/HTCondorVMs

Running VMs using HTCondor

Primary LanguageAwk

HTCondorVMs

Adds the ability to a HTCondor pool for VMs to appear by "spontaneous production in the vacuum". Based on the ideas in http://www.gridpp.ac.uk/vac/ but here the VMs are mananged by HTCondor. A permanently running scheduler universe job submits VM universe jobs as necessay. If there is an error or is no work available, only 2 VMs are created every hour. If work is available, more VMs are created until work runs out or too many VMs stay in the idle state.

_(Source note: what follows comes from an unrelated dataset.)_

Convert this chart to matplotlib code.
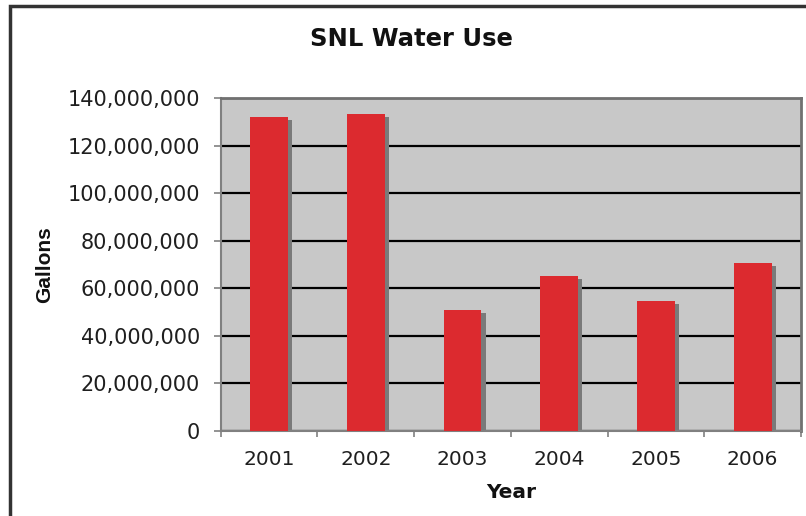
import matplotlib.pyplot as plt
from matplotlib.patches import Rectangle
from matplotlib.ticker import FuncFormatter
import numpy as np

years = ["2001", "2002", "2003", "2004", "2005", "2006"]
gallons = [132_000_000, 133_400_000, 50_900_000, 65_100_000, 54_600_000, 70_600_000]
yticks = [0, 20_000_000, 40_000_000, 60_000_000, 80_000_000, 100_000_000, 120_000_000, 140_000_000]

W, H = 806, 516
fig = plt.figure(figsize=(W / 100, H / 100), dpi=100)
fig.patch.set_facecolor("white")

# plot area placed in pixel terms
left, right, top, bottom = 220.7, 801, 98.3, 431
ax = fig.add_axes([left / W, 1 - bottom / H, (right - left) / W, (bottom - top) / H])
ax.set_facecolor("#c8c8c8")

x = np.arange(len(years))
bw = 0.39
# drop shadow behind each bar
shadow_dx = 0.045
shadow_dy = 1_300_000
ax.bar(x + shadow_dx, np.array(gallons) - shadow_dy, width=bw, color="#7a7a7a", zorder=2)
ax.bar(x, gallons, width=bw, color="#dc2a2f", zorder=3)

ax.set_xlim(-0.5, len(years) - 0.5)
ax.set_ylim(0, 140_000_000)
ax.set_yticks(yticks)
ax.yaxis.set_major_formatter(FuncFormatter(lambda v, p: f"{int(v):,}"))
ax.set_xticks(np.arange(len(years) + 1) - 0.5, minor=False)
ax.set_xticklabels([""] * (len(years) + 1))
ax.set_xticks(x, minor=True)
ax.set_xticklabels(years, minor=True)

ax.grid(axis="y", color="black", linewidth=1.6, zorder=1)
ax.set_axisbelow(True)

for s in ["left", "bottom"]:
    ax.spines[s].set_color("#808080")
    ax.spines[s].set_linewidth(1.5)
for s in ["top", "right"]:
    ax.spines[s].set_color("#707070")
    ax.spines[s].set_linewidth(2)

ax.tick_params(axis="y", which="major", length=5, width=1.2, color="#808080",
               labelsize=15, labelcolor="#1f1f1f", pad=10)
ax.tick_params(axis="x", which="major", length=4, width=1.2, color="#808080", direction="out")
ax.tick_params(axis="x", which="minor", length=0, labelsize=14.5, labelcolor="#1f1f1f", pad=14)

fig.text(411 / W, 1 - 39 / H, "SNL Water Use", ha="center", va="center",
         fontsize=17.5, fontweight="bold", color="#111111")
fig.text(44.5 / W, 1 - 264.5 / H, "Gallons", ha="center", va="center", rotation=90,
         fontsize=15, fontweight="bold", family="Liberation Sans", color="#111111")
fig.text(511 / W, 1 - 492 / H, "Year", ha="center", va="center",
         fontsize=14.5, fontweight="bold", color="#111111")

# outer chart border (cut off at right and bottom)
fig.patches.append(Rectangle((10 / W, -0.05), 1.1, 1 - 6 / H + 0.05, transform=fig.transFigure,
                             fill=False, edgecolor="#333333", linewidth=2.5))

fig.savefig("out.png", dpi=100)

The number of running VMs is limited by available resources and fairshares.

Worker node setup

  • Enable virtualization in the BIOS
  • Install the libvirt, qemu-kvm, qemu-img, and qemu-kvm-tools rpms plus any dependencies
  • Make sure the nfs and libvirtd services are running
  • Enable IP forwarding, i.e. /proc/sys/net/ipv4/ip_forward should be 1
  • Add the appropriate HTCondor VM configuration; see https://github.com/alahiff/HTCondorVMs/blob/master/vm-universe.config
  • Add the files libvirt_cernvm_script.awk, vac_prepare_hook.sh and vac_exit_hook.sh to /usr/local/libexec on the worker node
  • Restart HTCondor on the worker node
  • Modify sudoers so that the user running the VMs is able to run /usr/sbin/exportfs as root

Worker node checks

  • Run "egrep -c '(svm|vmx)' /proc/cpuinfo" to check if your CPUs support virtualization. A result of zero indicates that they do not.
  • Check that "VMType('kvm') is supported" appears in /var/log/condor/StartLog
  • Run "condor_status -vm" to check the your worker nodes with virtualization appear

Prepare user data

User data needs to be prepared in exactly the same way as done for Vac.

Running the scheduler universe job

A scheduler universe job needs to be setup and submitted for each VO you wish to support.